A safety timer checks every 100 ms whether cones have been seen in the last second. If not, it publishes zero velocity (stop).

5. Serial bridge (~5 ms)

cmd_vel_bridge polls /kart/cmd_vel at 100 Hz (10 ms timer) and encodes protobuf frames for throttle, brake, and steering. KB_Coms_micro pushes these onto a TX thread queue and sends them over UART at 115200 baud.

A single frame is typically 8–15 bytes → ~1 ms on the wire at 115200 baud. The TX thread wakes on a condition variable, so the queue-to-wire delay is near-instant.

6. ESP32 control loop (~100 ms)

The ESP32 runs a PID steering loop at 10 Hz (100 ms period). When a new steering target arrives over UART, it takes effect on the next PID cycle. Worst case, the target sits for nearly 100 ms before being applied.

The AS5600 magnetic encoder is read via I2C (~1–2 ms per read) each cycle for steering feedback.

QoS and queue depths

Node	Topic	Queue depth	Notes
yolo_detector	image input	1	Keep-latest, drop old frames
yolo_detector	detections output	10
cone_depth_localizer	sync buffer	30	ApproximateTimeSynchronizer internal buffer
cone_follower	cones_3d input	10
cmd_vel_bridge	cmd_vel input	10	Polled at 100 Hz
KB_Coms_micro	all topics	10

All topics use default QoS (RELIABLE + VOLATILE) except odometry which uses BEST_EFFORT + VOLATILE.

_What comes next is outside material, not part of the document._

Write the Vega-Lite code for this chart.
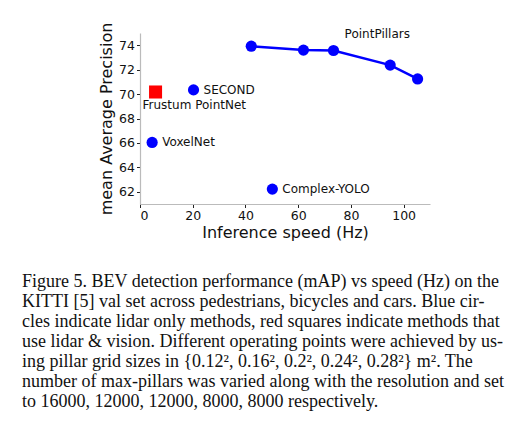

What we still need to measure

These are the key unknowns that require on-hardware profiling:

[ ] YOLO inference time on the Orin GPU (YOLOv11s at 640px). The node already logs FPS every 2 seconds to /perception/yolo/fps — run the pipeline and read it.
[ ] Actual sync delay in cone_depth_localizer — log timestamp deltas between the three synced topics to see if 2.0s slop is causing unnecessary buffering.
[ ] End-to-end latency from camera frame timestamp to ESP32 PWM output. Could be measured by comparing the image header timestamp with the time the corresponding steering command arrives at the ESP32.
[ ] Camera FPS under load — does ZED maintain 30 Hz when the Orin GPU is busy with YOLO?
[ ] ESP32 control loop jitter — is the 10 Hz PID cycle stable, or do UART interrupts cause timing variation?